Para evoluir a sociedade precisamos compreender a natureza humana, entender os sofrimentos e sonhos das pessoas. Infelizmente optamos por dar visibilidade política a quem é incapaz de conviver com diferenças ou críticas mas que cresce precisamente por causa disso. Não podemos estar ao lado desse ou daquele simplesmente porque não sabemos nos impor nem impor limites.
Não criar encrenca é um patrimônio nacional, visto como um traço conciliador, uma boa coisa na personalidade. Ocorre que silenciar conflitos sem resolver piora os conflitos. Conciliador é o que pacifica, não o Pôncio Pilatos que planta uma bomba-relógio para a posteridade porque não quer criar encrenca. Vemos com muita clareza os problemas dos nossos adversários mas não cuidamos dos nossos próprios grupos.
Melhorar o grupo em que vivemos depende de encarar os problemas e superar com soluções, não só assumir erros mas rever comportamentos. Fazemos isso o tempo todo no ambiente profissional e familiar, o que nos impede de ter maturidade na política? Temos tratado a política como se estivéssemos num jogo de futebol em que tudo é culpa da torcida adversária.
Canso de ver adultos dizendo “eu não tenho culpa de nada porque eu não elegi Bolsonaro”. Antes, adultos usavam a camiseta “eu não tenho culpa, eu votei no Aécio”. Se há uma pauta em comum entre os brasileiros é a luta pela inimputabilidade. Todos elegemos alguém juntos, uma eleição é o resultado do equilíbrio de forças. Fugir da própria responsabilidade inclui fechar-se numa bolha.
Nessa bolha em que se idolatra um político perfeito e ninguém errou porque o apoiava, todos apontam para quem não o apoiou como uma excrescência. Contra esses vale tudo, todo tipo de baixeza, violência, calúnia. Os demais não colocam freio à vilania nem quando a repudiam. Não vão criar problemas num grupo que é tão perfeito e não tem culpa de nada do que deu errado. Abandona-se a noção de dignidade humana e também os conceitos de misericórdia e redenção.

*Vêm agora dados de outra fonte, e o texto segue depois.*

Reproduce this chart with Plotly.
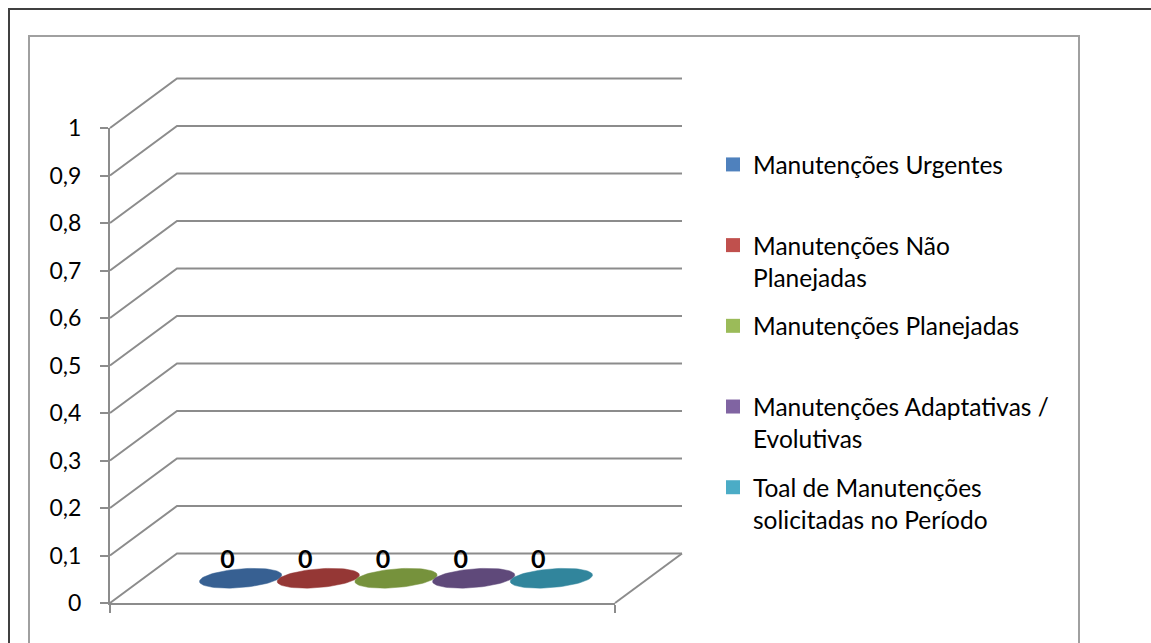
import numpy as np
import plotly.graph_objects as go

# ---------------- data ----------------
series_names = [
    "Manutenções Urgentes",
    "Manutenções Não<br>Planejadas",
    "Manutenções Planejadas",
    "Manutenções Adaptativas /<br>Evolutivas",
    "Toal de Manutenções<br>solicitadas no Período",
]
values = [0, 0, 0, 0, 0]
y_ticks = [0, 0.1, 0.2, 0.3, 0.4, 0.5, 0.6, 0.7, 0.8, 0.9, 1]
disc_colors = ["#376092", "#953735", "#76923C", "#5F497A", "#31859C"]
legend_colors = ["#4F81BD", "#C0504D", "#9BBB59", "#8064A2", "#4BACC6"]

# ---------------- layout geometry (pixels) ----------------
W, H = 1151, 643
AX_X0, AX_X1 = 110, 615      # front floor, category axis
AX_Y0, AX_Y1 = 603, 128      # value axis 0 .. 1
DEPTH_PX = (67, -49.5)       # oblique depth offset of the back wall
GAP_WIDTH = 1.5              # gap between clusters (Excel style)
DISC_DEPTH = 0.2             # depth radius of each disc (fraction of depth)
LABEL_SHIFT_PX = (-13, 17)   # data label offset from disc centre
FONT = "Lato"
GRID = "#8c8c8c"

px_per_u = (AX_X1 - AX_X0) / 1.0
px_per_v = (AX_Y0 - AX_Y1) / (y_ticks[-1] - y_ticks[0])
dx = DEPTH_PX[0] / px_per_u
dy = -DEPTH_PX[1] / px_per_v

# second subplot spanning the whole canvas with the same scale
x2_range = [-AX_X0 / px_per_u, (W - AX_X0) / px_per_u]
y2_range = [-(H - AX_Y0) / px_per_v, AX_Y0 / px_per_v]

fig = go.Figure()

# ---- grid: side wall diagonals and back wall lines ----
gx, gy = [], []
for v in y_ticks:
    gx += [0, dx, 1 + dx, None]
    gy += [v, v + dy, v + dy, None]
# right edge of the floor
gx += [1, 1 + dx, None]
gy += [y_ticks[0], y_ticks[0] + dy, None]
fig.add_trace(go.Scatter(x=gx, y=gy, mode="lines", xaxis="x2", yaxis="y2",
                         line=dict(color=GRID, width=2), hoverinfo="skip",
                         showlegend=False))

# ---- discs (zero-height cylinders) ----
n = len(values)
slot = 1.0 / (n + GAP_WIDTH)
t = np.linspace(0, 2 * np.pi, 80)
for i, (val, col) in enumerate(zip(values, disc_colors)):
    p = 0.5 + (i - (n - 1) / 2) * slot
    r = slot / 2
    depth = 0.5 + DISC_DEPTH * np.sin(t)
    ex = p + r * np.cos(t) + dx * depth
    ey = val + dy * depth
    fig.add_trace(go.Scatter(x=ex, y=ey, mode="lines", fill="toself",
                             fillcolor=col, line=dict(color=col, width=0.5),
                             xaxis="x2", yaxis="y2", hoverinfo="skip",
                             showlegend=False))

# ---- data labels ----
lab_x, lab_y = [], []
for i, val in enumerate(values):
    p = 0.5 + (i - (n - 1) / 2) * slot
    lab_x.append(p + dx * 0.5 + LABEL_SHIFT_PX[0] / px_per_u)
    lab_y.append(val + dy * 0.5 + LABEL_SHIFT_PX[1] / px_per_v)
fig.add_trace(go.Scatter(x=lab_x, y=lab_y, mode="text",
                         text=["<b>%g</b>" % v for v in values],
                         textfont=dict(family=FONT, size=25, color="black"),
                         xaxis="x2", yaxis="y2", hoverinfo="skip",
                         showlegend=False))

# ---- legend entries ----
for i, (name, col) in enumerate(zip(series_names, legend_colors)):
    label = name if "<br>" in name else name + "<br> "
    fig.add_trace(go.Scatter(x=[None], y=[None], mode="markers", name=label,
                             legendgroup="g%d" % i,
                             marker=dict(symbol="square", size=14, color=col,
                                         line=dict(width=0))))

fig.update_layout(
    width=W, height=H,
    margin=dict(l=0, r=0, t=0, b=0, pad=0, autoexpand=False),
    paper_bgcolor="white", plot_bgcolor="rgba(0,0,0,0)",
    separators=",.",
    font=dict(family=FONT, size=23, color="black"),
    xaxis=dict(domain=[AX_X0 / W, AX_X1 / W], range=[0, 1],
               showgrid=False, zeroline=False, showline=True,
               linecolor=GRID, linewidth=2, ticks="outside",
               tickvals=[0, 1], ticklen=8, tickwidth=2, tickcolor=GRID,
               showticklabels=False, fixedrange=True, automargin=False),
    yaxis=dict(domain=[(H - AX_Y0) / H, (H - AX_Y1) / H],
               range=[y_ticks[0], y_ticks[-1]],
               tickvals=y_ticks, showgrid=False, zeroline=False,
               showline=True, linecolor=GRID, linewidth=2,
               ticks="outside", ticklen=8, tickwidth=2, tickcolor=GRID,
               ticklabelstandoff=14, automargin=False,
               tickfont=dict(family=FONT, size=23, color="black"),
               fixedrange=True),
    xaxis2=dict(domain=[0, 1], range=x2_range, anchor="y2",
                visible=False, fixedrange=True, automargin=False),
    yaxis2=dict(domain=[0, 1], range=y2_range, anchor="x2",
                visible=False, fixedrange=True, automargin=False),
    legend=dict(x=713 / W, y=1 - 142 / H, xanchor="left", yanchor="top",
                bgcolor="rgba(0,0,0,0)", valign="top", tracegroupgap=14,
                font=dict(family=FONT, size=24.5, color="black"),
                traceorder="grouped"),
    showlegend=True,
    shapes=[
        dict(type="rect", xref="paper", yref="paper",
             x0=9 / W, x1=1.05, y0=1 - 9 / H, y1=-0.05,
             line=dict(color="#404040", width=2), layer="below"),
        dict(type="rect", xref="paper", yref="paper",
             x0=29 / W, x1=1079 / W, y0=1 - 36 / H, y1=-0.05,
             line=dict(color="#a0a0a0", width=2), layer="below"),
    ],
)

fig.write_html("out.html", config={"displayModeBar": False},
               post_script="document.body.style.margin='0px';")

Ninguém no grupo erra.
Alguém que não consegue se impor e nem colocar limites dentro do próprio grupo teme o adversário. Basta ele ser mais bruto, violento ou virulento para obter a submissão, como é praxe dentro do grupo. Por isso tanto medo de ir à passeata com a pessoa errada ou amar a pessoa que foi à passeata errada. Quem não se impõe acaba submetido ao poder do outro.
Um estudo publicado pelo Nieman Lab, da Universidade de Harvard, mostra como nosso aprendizado social está ficando distorcido nessa era da apoteose da superficialidade, do ser quem se parece ser nas redes. As pessoas fazem o que dá engajamento em vez de fazer aquilo que dá a todos o resultado desejado. Começa na produção de conteúdo de baixa qualidade só nas redes e vira um hábito.
Quanto mais gente engaja com uma postagem – seja dando like, comentando, repostando ou até xingando – mais ela será passada adiante sem questionamento. A popularidade é um valor muito maior que a qualidade nas métricas dos algoritmos. Já era há algum tempo. O fenômeno da celebridade instantânea surge logo antes das redes sociais. Tivemos uma geração discutindo por que muitos almejam ser famosos e ponto.
Digerimos este conceito de uma forma que passamos a entregar nossos destinos nas mãos das celebridades, não dos que fazem e decidem. O maior celeiro da celebridade política instantânea é o nosso passeatismo. Não é preciso entregar às pessoas nada além de um discurso que elas queiram ouvir, de preferência batendo num inimigo comum a plenos pulmões. Estamos viciados nisso.
O problema não é o fervor político, principalmente do cidadão com uma revolta legítima que quer se manifestar. Isso é saudável. O nó está em outro ponto, deixar que isso seja capitalizado para manipulação de poder em vez de trazer os resultados que queremos. É bom para a política tradicional absorver os líderes de passeatas, eles aglutinam, podem ser vozes importantes.
O problema é termos a ilusão de que eles resolverão nossos problemas porque parecem sempre muito seguros sobre os caminhos a seguir. Não seria impossível que resolvessem, mudanças e aprendizados são fenômenos diários. Um dia precisaremos aceitar que ninguém aparecerá para nos salvar. Talvez daí aprendamos que nós é que temos de fazer isso e juntos, como um país.